Pedro Ribeiro

Cida Borghetti

A pandemia tem produzido situações que vão do encantamento à decepção, do aplauso à revolta. Nos encantamos com a genialidade que encontra soluções incríveis para problemas complexos; admiramos a solidariedade que nunca deixa de socorrer quem precisa; aplaudimos o desprendimento que salva vidas.

São marcas da índole do brasileiro, que gostamos de exaltar como princípios éticos de uma população formada por “gente do bem”. Sim, há no Brasil uma maioria que preserva valores sociais, culturais, humanitários e cristãos em quaisquer situações.

Mas, para tristeza de muitos, há uma minoria que nos surpreende negativamente. É o lado sombrio desses tempos difíceis, que apaga o brilho da nossa longa tradição de praticar o bem, e nos impõe uma reflexão: o que justifica o aumento assustador dos casos de violência contra mulheres e crianças?

O que podemos – e precisamos – fazer para retomar o caminho da normalidade? Porque nada justifica a violência, nem mesmo a pandemia que bagunçou nossas vidas.

Como Embaixadora da Organização Mundial da Família (OMF), vejo com preocupação a escalada desse tipo de violência. Se levarmos em conta o fato de que há subnotificação, por causa das limitações impostas pela pandemia, é de se supor que estamos diante de uma tragédia de grandes proporções.

Dados recentes revelam que temos hoje mais casos de violência e maus tratos contra mulheres, crianças e adolescentes do que em situações normais.

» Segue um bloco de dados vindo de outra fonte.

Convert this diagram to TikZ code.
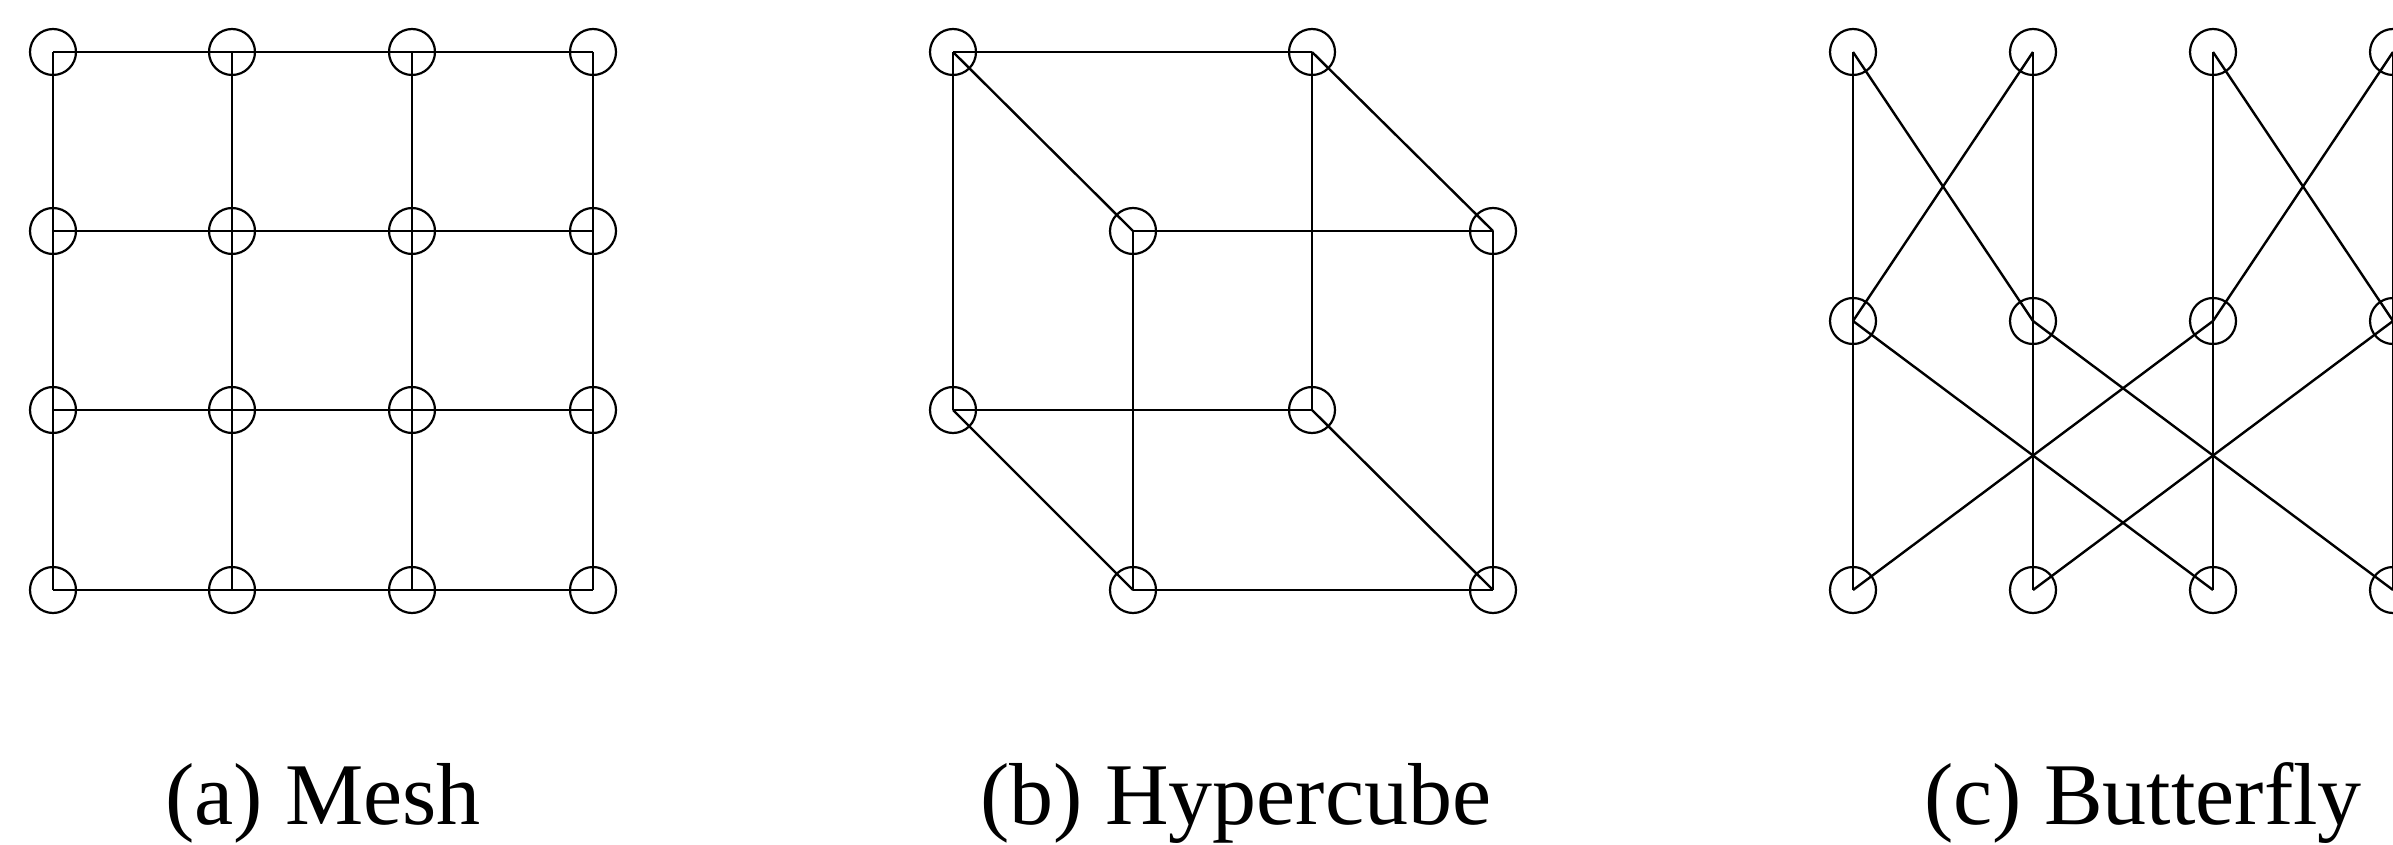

Também cresceram muito os números de crianças nas ruas, pedindo esmola e comida nos semáforos de todas as cidades – já não é um fenômeno restrito aos grandes centros urbanos.

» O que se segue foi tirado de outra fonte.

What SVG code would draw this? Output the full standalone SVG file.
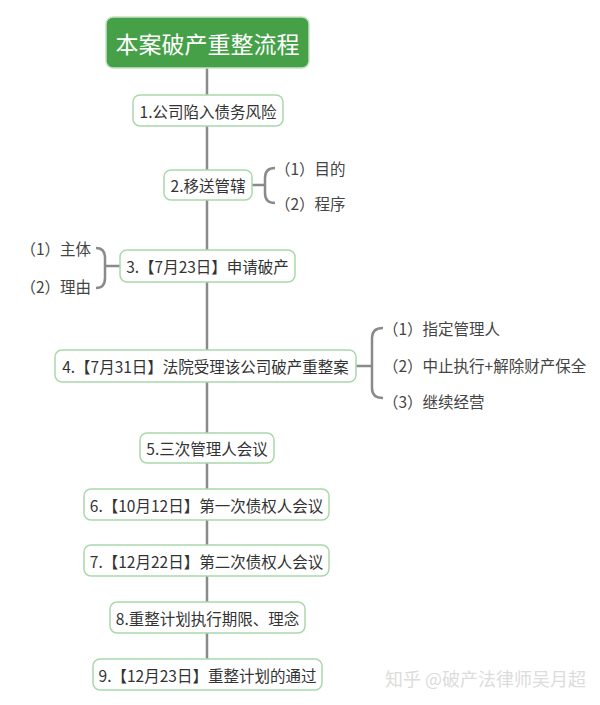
<svg xmlns="http://www.w3.org/2000/svg" width="600" height="705" viewBox="0 0 600 705">
<style>
.node rect{fill:#fff;stroke:#a9d8aa;stroke-width:1.5}
.node text{font-family:"Noto Sans CJK SC","Noto Sans",sans-serif;font-size:15.5px;fill:#333;text-anchor:middle;dominant-baseline:central}
.sub{font-family:"Noto Sans CJK SC","Noto Sans",sans-serif;font-size:15.5px;fill:#444;dominant-baseline:central}
.conn{fill:none;stroke:#8a8a8a;stroke-width:2.5}
.wm{font-family:"Noto Sans CJK SC",sans-serif;font-size:18px;fill:#dcdcdc}
</style>
<rect width="600" height="705" fill="#fff"/>
<g id="connectors" class="conn">
<line x1="207" y1="68" x2="207" y2="659"/>
<path d="M252 185 H265 M275 168 Q265 168 265 178 V193 Q265 203 275 203"/>
<path d="M120 266 H105 M96 248 Q105 248 105 258 V278 Q105 288 96 288"/>
<path d="M356 366 H372 M383 328 Q372 328 372 338 V388 Q372 398 383 398"/>
</g>
<g id="title">
<rect x="106" y="17" width="203" height="51" rx="7" fill="#45a048" stroke="#c6e3c5" stroke-width="1.5"/>
<text x="207.5" y="43" font-family="Noto Sans CJK SC,sans-serif" font-size="23" fill="#fff" text-anchor="middle" dominant-baseline="central">本案破产重整流程</text>
</g>
<g id="n1" class="node"><rect x="133" y="95" width="150" height="31" rx="7"/><text x="208" y="110.5">1.公司陷入债务风险</text></g>
<g id="n2" class="node"><rect x="164" y="170" width="88" height="30" rx="7"/><text x="208" y="185">2.移送管辖</text></g>
<g id="n2a"><text class="sub" x="275" y="168">（1）目的</text></g>
<g id="n2b"><text class="sub" x="275" y="203">（2）程序</text></g>
<g id="n3" class="node"><rect x="120" y="250" width="175" height="32" rx="7"/><text x="207.5" y="266">3.【7月23日】申请破产</text></g>
<g id="n3a"><text class="sub" x="91" y="248" text-anchor="end">（1）主体</text></g>
<g id="n3b"><text class="sub" x="91" y="286" text-anchor="end">（2）理由</text></g>
<g id="n4" class="node"><rect x="55" y="350" width="301" height="32" rx="7"/><text x="205.5" y="366">4.【7月31日】法院受理该公司破产重整案</text></g>
<g id="n4a"><text class="sub" x="383" y="328">（1）指定管理人</text></g>
<g id="n4b"><text class="sub" x="383" y="365">（2）中止执行+解除财产保全</text></g>
<g id="n4c"><text class="sub" x="383" y="401">（3）继续经营</text></g>
<g id="n5" class="node"><rect x="140" y="433" width="134" height="30" rx="7"/><text x="207" y="448">5.三次管理人会议</text></g>
<g id="n6" class="node"><rect x="84" y="489" width="245" height="31" rx="7"/><text x="206.5" y="504.5">6.【10月12日】第一次债权人会议</text></g>
<g id="n7" class="node"><rect x="84" y="545" width="245" height="31" rx="7"/><text x="206.5" y="560.5">7.【12月22日】第二次债权人会议</text></g>
<g id="n8" class="node"><rect x="110" y="602" width="195" height="31" rx="7"/><text x="207.5" y="617.5">8.重整计划执行期限、理念</text></g>
<g id="n9" class="node"><rect x="93" y="659" width="229" height="31" rx="7"/><text x="207.5" y="674.5">9.【12月23日】重整计划的通过</text></g>
<text class="wm" x="385" y="686">知乎 @破产法律师吴月超</text>
</svg>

Com as escolas fechadas, a sociedade perde uma importante referência no combate a esse tipo de crime. Além de ser fator inibidor da violência, a escola também faz a notificação dos casos às autoridades competentes, e a mediação com as famílias para identificar a origem dos problemas que levam à violência.

Outro ponto bastante preocupante é o fato das escolas particulares já estarem funcionando há alguns meses de forma presencial, enquanto que muitas públicas permanecessem apenas com aulas virtuais, em muitos casos, precárias por falta de infraestrutura nas instituições de ensino e/ou nas casas dos estudantes. Isso acentua a desigualdade entre os alunos que pode ser irreversível no futuro.

É mais do que urgente retomar a atividade escolar. Sabemos que há recomendações técnicas que precisam ser rigorosamente seguidas. Afinal, ninguém quer colocar em risco a saúde da grande comunidade escolar: nossas crianças e jovens, professores, pais, servidores. Mas é possível compatibilizar a atividade escolar com medidas de prevenção sanitárias.

Confinadas em casa, algumas famílias se converteram em focos de violência. O que revela uma distorção, pois ali deveria reinar a harmonia, a segurança e a proteção, longe dos perigos do mundo externo.

Por isso, é necessário avaliar outros fatores, como o desemprego, a queda na renda das famílias e a dificuldade de adaptação ao trabalho remoto. E, em última instância, os problemas de relacionamento interfamiliares.

De todo modo, a sociedade precisa ficar atenta a esse fenômeno, subproduto da pandemia, e cobrar das instituições – em especial as públicas – uma atuação mais firme e resolutiva.

Proteger nossas crianças é investir no futuro. Já temos problemas que nos bastam; não podemos permitir que a violência venha engrossar estatísticas tão desabonadoras para o Brasil.